Peraltro, tra la società ed i soci può altresì essere convenuta l'erogazione di capitale di credito, anziché di rischio, ed i soci possono effettuare versamenti in favore della società a titolo di mutuo, riservandosi così il diritto alla restituzione anche durante la vita della società, sebbene entro i limiti del principio della par condicio creditorum.

Pertanto, in linea con tale ricostruzione, l'erogazione di somme che a vario titolo i soci effettuano alle società da loro partecipate può avvenire a titolo di mutuo, con il conseguente obbligo per la società di restituire la somma ricevuta entro un determinato termine, ovvero di versamento, destinato a confluire in specifica riserva in conto capitale; versamento che peraltro non dà luogo ad un credito esigibile, se non per effetto dello scioglimento della società e nei limiti dell'eventuale attivo del bilancio di liquidazione, ed è più simile al capitale di rischio che a quello di credito, connotandosi proprio per la postergazione della sua restituzione al soddisfacimento dei creditori sociali (cfr., ex multis, Cass. civ. sez. I, 23 marzo 2017, n. 7471 secondo cui “l'erogazione di somme che, a vario titolo, i soci effettuano alle società da loro partecipate, può avvenire a titolo di mutuo oppure di apporto del socio al patrimonio della società. La qualificazione, nell'uno o nell'altro senso, dipende dall'esame della volontà negoziale delle parti, e la relativa prova, di cui è onerato il socio attore in restituzione, deve trarsi dal modo in cui il rapporto è stato attuato in concreto, dalle finalità pratiche cui esso appare essere diretto e dagli interessi che vi sono sottesi, dovendosi, inoltre, avere riguardo, in mancanza di una chiara manifestazione di volontà, alla qualificazione che i versamenti hanno ricevuto nel bilancio, da reputarsi determinante per stabilire se si tratti di finanziamento o di conferimento, in considerazione della soggezione del bilancio all'approvazione dei soci”).

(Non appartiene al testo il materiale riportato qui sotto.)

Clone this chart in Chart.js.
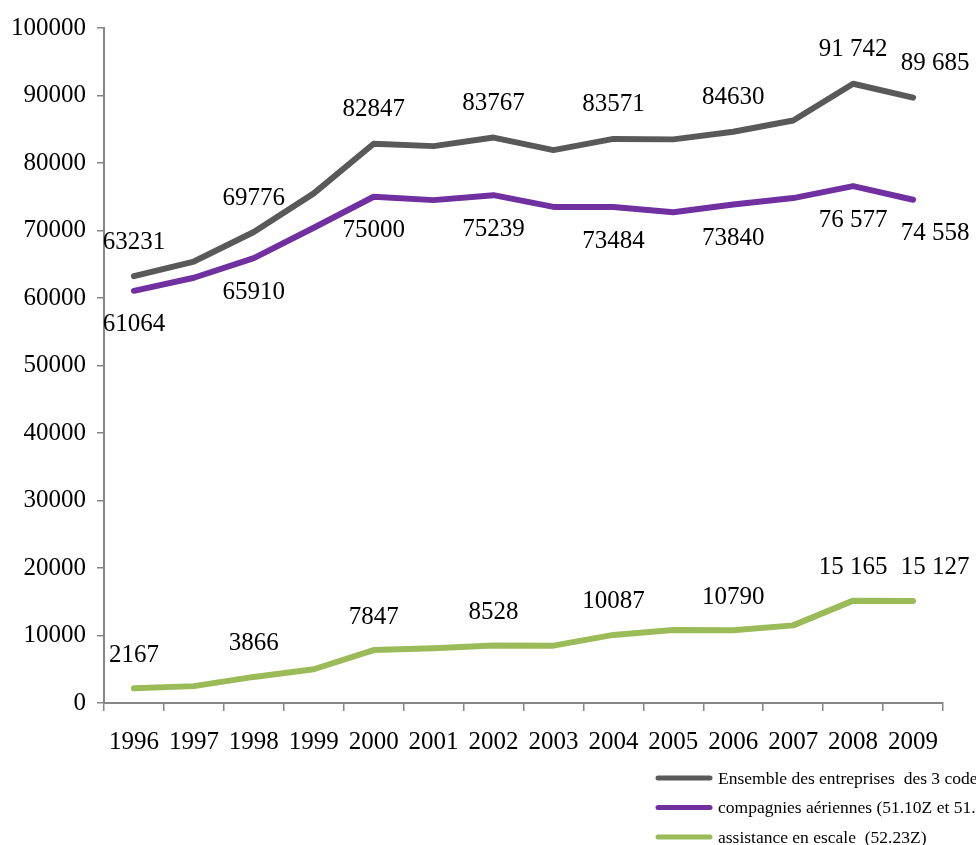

In ultima analisi, dunque, la conclusione di diritto cui perviene la Suprema Corte nella decisione in commento è che l'accertamento della diversa natura dei versamenti dei soci è imprescindibile per il giudice al fine di qualificare la condotta come bancarotta preferenziale (se si è proceduto a restituire, in fase di dissesto, somme erogate dai soci a titolo di mutuo) ovvero bancarotta per distrazione (se sono stati restituiti versamenti in conto capitale).